When cooling proves global warming!
Using satellite data, a group of scientists has studied the development of temperature over the past 15 years in a large part of Greenland.
More precisely, they looked at surface temperatures (the temperature close to the Earth’s surface) in a part of the country that is not covered by ice—around one fifth of the surface area of Greenland.
Intuitively, you may think that temperature throughout all of Greenland has been increasing, but that is not the case. When you look at the yearly average, the ice-free parts of Greenland show a slight drop in temperature between 2001 and 2015. With swings in temperature from year to year.
However, these results should not be interpreted as “proof” that the Earth is not warming, say the scientists behind the research, which is published in the journal Scientific Reports.
This is weather, not climate
You need to have thirty years’ worth of data before you can “talk about climate,” says Professor Bo Elberling, an environmental geochemist and senior scientist on the study.

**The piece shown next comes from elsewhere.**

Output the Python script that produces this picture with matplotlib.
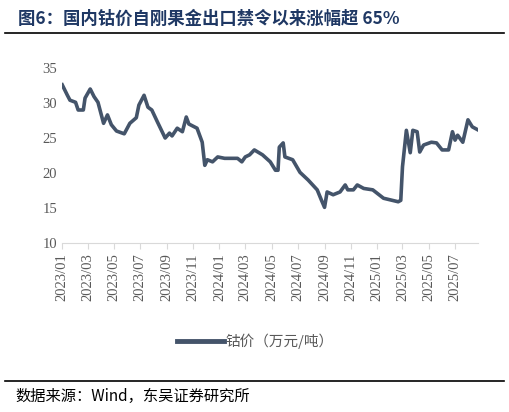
import matplotlib.pyplot as plt
import matplotlib.dates as mdates
from matplotlib.lines import Line2D
import pandas as pd

plt.rcParams['font.family'] = ['Liberation Serif', 'Noto Sans CJK SC', 'DejaVu Sans']

dates = [
    "2023-01-01", "2023-01-13", "2023-01-19", "2023-02-01", "2023-02-07", "2023-02-19",
    "2023-02-23", "2023-03-07", "2023-03-16", "2023-03-25", "2023-04-07", "2023-04-16",
    "2023-04-25", "2023-05-07", "2023-05-25", "2023-06-07", "2023-06-22", "2023-06-28",
    "2023-07-10", "2023-07-19", "2023-07-28", "2023-08-10", "2023-08-28", "2023-09-07",
    "2023-09-13", "2023-09-25", "2023-10-07", "2023-10-16", "2023-10-22", "2023-11-10",
    "2023-11-22", "2023-11-28", "2023-12-04", "2023-12-16", "2023-12-28", "2024-01-13",
    "2024-02-12", "2024-02-22", "2024-03-01", "2024-03-11", "2024-03-22", "2024-04-10",
    "2024-04-28", "2024-05-10", "2024-05-16", "2024-05-19", "2024-05-28", "2024-06-01",
    "2024-06-19", "2024-07-06", "2024-07-25", "2024-08-15", "2024-08-25", "2024-09-01",
    "2024-09-07", "2024-09-21", "2024-10-07", "2024-10-19", "2024-10-25", "2024-11-07",
    "2024-11-16", "2024-12-01", "2024-12-22", "2025-01-16", "2025-02-19", "2025-02-25",
    "2025-03-01", "2025-03-10", "2025-03-19", "2025-03-25", "2025-04-04", "2025-04-10",
    "2025-04-19", "2025-05-07", "2025-05-19", "2025-06-01", "2025-06-16", "2025-06-25",
    "2025-07-01", "2025-07-07", "2025-07-19", "2025-07-31", "2025-08-10", "2025-08-25",
]
price = [
    32.6, 31.1, 30.4, 30.1, 29.0, 29.0,
    30.7, 32.0, 30.9, 30.1, 27.1, 28.3,
    26.9, 26.0, 25.6, 27.1, 27.9, 29.7,
    31.1, 29.4, 29.0, 27.3, 25.0, 25.7,
    25.3, 26.4, 25.9, 28.0, 27.0, 26.4,
    24.4, 21.1, 21.9, 21.6, 22.3, 22.1,
    22.1, 21.6, 22.3, 22.6, 23.3, 22.6,
    21.6, 20.4, 20.4, 23.7, 24.3, 22.3,
    21.9, 20.1, 19.0, 17.6, 16.1, 15.1,
    17.3, 16.9, 17.3, 18.3, 17.6, 17.6,
    18.3, 17.8, 17.6, 16.4, 15.9, 16.1,
    20.9, 26.1, 22.9, 26.1, 25.9, 23.0,
    24.0, 24.4, 24.3, 23.3, 23.3, 25.9,
    24.7, 25.4, 24.4, 27.6, 26.6, 26.1,
]
x = pd.to_datetime(dates)
color = "#44546A"

fig = plt.figure(figsize=(5.1, 4.12), dpi=100)
ax = fig.add_axes([0.122, 0.41, 0.815, 0.425])
ax.plot(x, price, color=color, linewidth=2.6, solid_joinstyle="round")

ax.set_ylim(10, 35)
ax.set_yticks(range(10, 36, 5))
ax.set_xlim(pd.Timestamp("2023-01-01"), pd.Timestamp("2025-08-23"))
ax.xaxis.set_major_locator(mdates.MonthLocator(bymonth=[1, 3, 5, 7, 9, 11]))
ax.xaxis.set_major_formatter(mdates.DateFormatter("%Y/%m"))
plt.setp(ax.get_xticklabels(), rotation=90)
ax.tick_params(axis="x", labelsize=10.5, colors="#595959", length=4, color="#D9D9D9", direction="out")
ax.tick_params(axis="y", labelsize=10.5, colors="#595959", length=0)
for s in ["top", "right", "left"]:
    ax.spines[s].set_visible(False)
ax.spines["bottom"].set_color("#D9D9D9")

handle = Line2D([], [], color=color, linewidth=3.5)
fig.legend([handle], ["钴价（万元/吨）"], loc="center", bbox_to_anchor=(0.5, 0.172),
           frameon=False, prop={"family": ["Noto Sans CJK SC"], "size": 10.5},
           labelcolor="#595959", handlelength=3.2, handletextpad=0.1)

fig.text(0.035, 0.955, "图6：国内钴价自刚果金出口禁令以来涨幅超 65%", fontsize=12.5,
         fontweight="bold", color="#1F3864", va="center",
         family=["Noto Sans CJK SC"])
fig.add_artist(Line2D([0.01, 0.988], [0.92, 0.92], color="black", linewidth=1.2))
fig.add_artist(Line2D([0.01, 0.988], [0.075, 0.075], color="black", linewidth=1.2))
fig.text(0.03, 0.037, "数据来源：Wind，东吴证券研究所", fontsize=11, color="black", va="center",
         family=["Noto Sans CJK SC"])

fig.savefig("out.png", dpi=100)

So we should be wary of discussing these results in the context of climate change, says Elberling, who is head of the Center for Permafrost (CENPERM) at the Department of Geosciences and Natural Resource Management at the University of Copenhagen, Denmark.
“What’s interesting here is that with these new data we have a unique description of the spatial distribution of surface temperatures across the entire ice-free part of Greenland, which we couldn’t pull out of the approximately 45 weather stations that cover Greenland today,” he say
This clearly was not the result they were expecting to find. And there is little doubt if they had found a small amount of warming, it would have been trumpeted as proving global warming.
Elberling’s claim that “you need to have thirty years’ worth of data before you can talk about climate,” is either remarkably ignorant or flagrantly dishonest. The climate in Greenland is strongly affected by the AMO, which runs on a cycle of about 50 to 60 years.
And as we know, Greenland temperatures are little different nowadays to the 1930s and 40s, when the AMO was previously in warm mode.